_WHAT IS EXPECTED_: Can you reproduce the data beneath, keeping every line exact?

————————

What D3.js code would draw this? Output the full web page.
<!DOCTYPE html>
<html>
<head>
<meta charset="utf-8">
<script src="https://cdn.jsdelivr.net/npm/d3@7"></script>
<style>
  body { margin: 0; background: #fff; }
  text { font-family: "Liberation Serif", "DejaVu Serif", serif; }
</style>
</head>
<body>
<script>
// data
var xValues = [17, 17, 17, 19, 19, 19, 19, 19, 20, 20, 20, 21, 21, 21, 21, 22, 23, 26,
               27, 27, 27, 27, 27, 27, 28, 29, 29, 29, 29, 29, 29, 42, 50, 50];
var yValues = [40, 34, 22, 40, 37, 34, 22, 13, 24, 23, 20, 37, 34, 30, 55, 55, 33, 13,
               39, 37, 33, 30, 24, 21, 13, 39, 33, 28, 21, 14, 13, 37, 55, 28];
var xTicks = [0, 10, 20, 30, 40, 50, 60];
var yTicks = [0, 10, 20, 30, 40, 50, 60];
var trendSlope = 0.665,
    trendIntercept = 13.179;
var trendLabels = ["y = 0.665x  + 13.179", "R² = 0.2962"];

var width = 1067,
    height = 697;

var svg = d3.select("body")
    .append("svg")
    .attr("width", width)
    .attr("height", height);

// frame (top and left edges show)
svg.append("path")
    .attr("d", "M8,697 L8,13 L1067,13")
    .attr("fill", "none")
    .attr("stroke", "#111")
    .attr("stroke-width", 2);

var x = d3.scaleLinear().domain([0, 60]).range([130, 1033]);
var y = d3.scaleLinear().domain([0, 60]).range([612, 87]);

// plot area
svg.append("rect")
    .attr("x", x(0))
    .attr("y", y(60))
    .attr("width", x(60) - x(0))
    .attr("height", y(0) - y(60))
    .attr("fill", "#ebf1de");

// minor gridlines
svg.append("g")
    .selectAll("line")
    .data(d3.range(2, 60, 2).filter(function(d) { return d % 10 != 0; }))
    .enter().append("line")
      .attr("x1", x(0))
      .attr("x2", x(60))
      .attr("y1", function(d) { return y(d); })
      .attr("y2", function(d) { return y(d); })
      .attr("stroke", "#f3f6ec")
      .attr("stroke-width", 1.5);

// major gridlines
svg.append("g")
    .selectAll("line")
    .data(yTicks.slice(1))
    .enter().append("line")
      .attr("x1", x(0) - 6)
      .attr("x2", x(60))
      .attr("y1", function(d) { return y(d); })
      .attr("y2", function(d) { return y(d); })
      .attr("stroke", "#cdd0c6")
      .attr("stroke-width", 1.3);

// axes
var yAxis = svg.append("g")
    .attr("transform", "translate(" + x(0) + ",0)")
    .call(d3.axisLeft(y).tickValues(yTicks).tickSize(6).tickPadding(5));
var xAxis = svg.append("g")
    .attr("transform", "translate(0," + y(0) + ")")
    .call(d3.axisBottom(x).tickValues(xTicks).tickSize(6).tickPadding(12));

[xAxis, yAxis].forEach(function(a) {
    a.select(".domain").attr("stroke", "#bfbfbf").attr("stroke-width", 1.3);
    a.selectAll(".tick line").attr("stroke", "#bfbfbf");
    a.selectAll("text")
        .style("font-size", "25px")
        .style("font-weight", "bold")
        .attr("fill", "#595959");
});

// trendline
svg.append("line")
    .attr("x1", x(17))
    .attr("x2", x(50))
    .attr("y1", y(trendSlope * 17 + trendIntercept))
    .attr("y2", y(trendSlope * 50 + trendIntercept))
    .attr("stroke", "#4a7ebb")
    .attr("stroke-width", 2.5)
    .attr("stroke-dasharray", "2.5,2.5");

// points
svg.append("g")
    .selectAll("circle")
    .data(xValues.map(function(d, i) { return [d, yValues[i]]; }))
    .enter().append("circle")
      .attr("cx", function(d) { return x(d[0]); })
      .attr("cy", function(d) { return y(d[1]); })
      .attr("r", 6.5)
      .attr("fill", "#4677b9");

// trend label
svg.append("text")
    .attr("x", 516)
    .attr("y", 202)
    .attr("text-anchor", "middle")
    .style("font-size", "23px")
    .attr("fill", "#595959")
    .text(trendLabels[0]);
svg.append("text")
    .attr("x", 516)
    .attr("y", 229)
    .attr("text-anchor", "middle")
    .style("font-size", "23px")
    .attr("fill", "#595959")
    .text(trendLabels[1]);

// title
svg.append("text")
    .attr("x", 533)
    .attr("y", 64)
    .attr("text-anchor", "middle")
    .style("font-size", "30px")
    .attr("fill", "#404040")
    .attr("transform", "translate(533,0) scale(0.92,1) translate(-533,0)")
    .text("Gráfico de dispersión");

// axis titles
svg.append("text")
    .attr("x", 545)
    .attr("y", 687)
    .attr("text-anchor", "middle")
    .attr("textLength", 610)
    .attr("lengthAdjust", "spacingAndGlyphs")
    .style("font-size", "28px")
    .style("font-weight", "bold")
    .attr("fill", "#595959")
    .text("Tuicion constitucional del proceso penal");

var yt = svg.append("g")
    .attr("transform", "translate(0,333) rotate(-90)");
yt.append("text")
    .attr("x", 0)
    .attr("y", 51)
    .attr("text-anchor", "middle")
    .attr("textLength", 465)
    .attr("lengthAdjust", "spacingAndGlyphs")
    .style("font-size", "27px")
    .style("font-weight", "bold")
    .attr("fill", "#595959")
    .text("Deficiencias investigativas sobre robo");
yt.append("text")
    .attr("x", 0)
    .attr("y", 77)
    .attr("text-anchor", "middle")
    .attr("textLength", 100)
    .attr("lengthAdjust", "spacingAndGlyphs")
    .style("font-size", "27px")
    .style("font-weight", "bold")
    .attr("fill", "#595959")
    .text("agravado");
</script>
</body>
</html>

————————

_WRITTEN ANSWER_:
What D3.js code would draw this? Output the full web page.
<!DOCTYPE html>
<html>
<head>
<meta charset="utf-8">
<script src="https://cdn.jsdelivr.net/npm/d3@7"></script>
<style>
  body { margin: 0; background: #fff; }
  text { font-family: "Liberation Serif", "DejaVu Serif", serif; }
</style>
</head>
<body>
<script>
// data
var xValues = [17, 17, 17, 19, 19, 19, 19, 19, 20, 20, 20, 21, 21, 21, 21, 22, 23, 26,
               27, 27, 27, 27, 27, 27, 28, 29, 29, 29, 29, 29, 29, 42, 50, 50];
var yValues = [40, 34, 22, 40, 37, 34, 22, 13, 24, 23, 20, 37, 34, 30, 55, 55, 33, 13,
               39, 37, 33, 30, 24, 21, 13, 39, 33, 28, 21, 14, 13, 37, 55, 28];
var xTicks = [0, 10, 20, 30, 40, 50, 60];
var yTicks = [0, 10, 20, 30, 40, 50, 60];
var trendSlope = 0.665,
    trendIntercept = 13.179;
var trendLabels = ["y = 0.665x  + 13.179", "R² = 0.2962"];

var width = 1067,
    height = 697;

var svg = d3.select("body")
    .append("svg")
    .attr("width", width)
    .attr("height", height);

// frame (top and left edges show)
svg.append("path")
    .attr("d", "M8,697 L8,13 L1067,13")
    .attr("fill", "none")
    .attr("stroke", "#111")
    .attr("stroke-width", 2);

var x = d3.scaleLinear().domain([0, 60]).range([130, 1033]);
var y = d3.scaleLinear().domain([0, 60]).range([612, 87]);

// plot area
svg.append("rect")
    .attr("x", x(0))
    .attr("y", y(60))
    .attr("width", x(60) - x(0))
    .attr("height", y(0) - y(60))
    .attr("fill", "#ebf1de");

// minor gridlines
svg.append("g")
    .selectAll("line")
    .data(d3.range(2, 60, 2).filter(function(d) { return d % 10 != 0; }))
    .enter().append("line")
      .attr("x1", x(0))
      .attr("x2", x(60))
      .attr("y1", function(d) { return y(d); })
      .attr("y2", function(d) { return y(d); })
      .attr("stroke", "#f3f6ec")
      .attr("stroke-width", 1.5);

// major gridlines
svg.append("g")
    .selectAll("line")
    .data(yTicks.slice(1))
    .enter().append("line")
      .attr("x1", x(0) - 6)
      .attr("x2", x(60))
      .attr("y1", function(d) { return y(d); })
      .attr("y2", function(d) { return y(d); })
      .attr("stroke", "#cdd0c6")
      .attr("stroke-width", 1.3);

// axes
var yAxis = svg.append("g")
    .attr("transform", "translate(" + x(0) + ",0)")
    .call(d3.axisLeft(y).tickValues(yTicks).tickSize(6).tickPadding(5));
var xAxis = svg.append("g")
    .attr("transform", "translate(0," + y(0) + ")")
    .call(d3.axisBottom(x).tickValues(xTicks).tickSize(6).tickPadding(12));

[xAxis, yAxis].forEach(function(a) {
    a.select(".domain").attr("stroke", "#bfbfbf").attr("stroke-width", 1.3);
    a.selectAll(".tick line").attr("stroke", "#bfbfbf");
    a.selectAll("text")
        .style("font-size", "25px")
        .style("font-weight", "bold")
        .attr("fill", "#595959");
});

// trendline
svg.append("line")
    .attr("x1", x(17))
    .attr("x2", x(50))
    .attr("y1", y(trendSlope * 17 + trendIntercept))
    .attr("y2", y(trendSlope * 50 + trendIntercept))
    .attr("stroke", "#4a7ebb")
    .attr("stroke-width", 2.5)
    .attr("stroke-dasharray", "2.5,2.5");

// points
svg.append("g")
    .selectAll("circle")
    .data(xValues.map(function(d, i) { return [d, yValues[i]]; }))
    .enter().append("circle")
      .attr("cx", function(d) { return x(d[0]); })
      .attr("cy", function(d) { return y(d[1]); })
      .attr("r", 6.5)
      .attr("fill", "#4677b9");

// trend label
svg.append("text")
    .attr("x", 516)
    .attr("y", 202)
    .attr("text-anchor", "middle")
    .style("font-size", "23px")
    .attr("fill", "#595959")
    .text(trendLabels[0]);
svg.append("text")
    .attr("x", 516)
    .attr("y", 229)
    .attr("text-anchor", "middle")
    .style("font-size", "23px")
    .attr("fill", "#595959")
    .text(trendLabels[1]);

// title
svg.append("text")
    .attr("x", 533)
    .attr("y", 64)
    .attr("text-anchor", "middle")
    .style("font-size", "30px")
    .attr("fill", "#404040")
    .attr("transform", "translate(533,0) scale(0.92,1) translate(-533,0)")
    .text("Gráfico de dispersión");

// axis titles
svg.append("text")
    .attr("x", 545)
    .attr("y", 687)
    .attr("text-anchor", "middle")
    .attr("textLength", 610)
    .attr("lengthAdjust", "spacingAndGlyphs")
    .style("font-size", "28px")
    .style("font-weight", "bold")
    .attr("fill", "#595959")
    .text("Tuicion constitucional del proceso penal");

var yt = svg.append("g")
    .attr("transform", "translate(0,333) rotate(-90)");
yt.append("text")
    .attr("x", 0)
    .attr("y", 51)
    .attr("text-anchor", "middle")
    .attr("textLength", 465)
    .attr("lengthAdjust", "spacingAndGlyphs")
    .style("font-size", "27px")
    .style("font-weight", "bold")
    .attr("fill", "#595959")
    .text("Deficiencias investigativas sobre robo");
yt.append("text")
    .attr("x", 0)
    .attr("y", 77)
    .attr("text-anchor", "middle")
    .attr("textLength", 100)
    .attr("lengthAdjust", "spacingAndGlyphs")
    .style("font-size", "27px")
    .style("font-weight", "bold")
    .attr("fill", "#595959")
    .text("agravado");
</script>
</body>
</html>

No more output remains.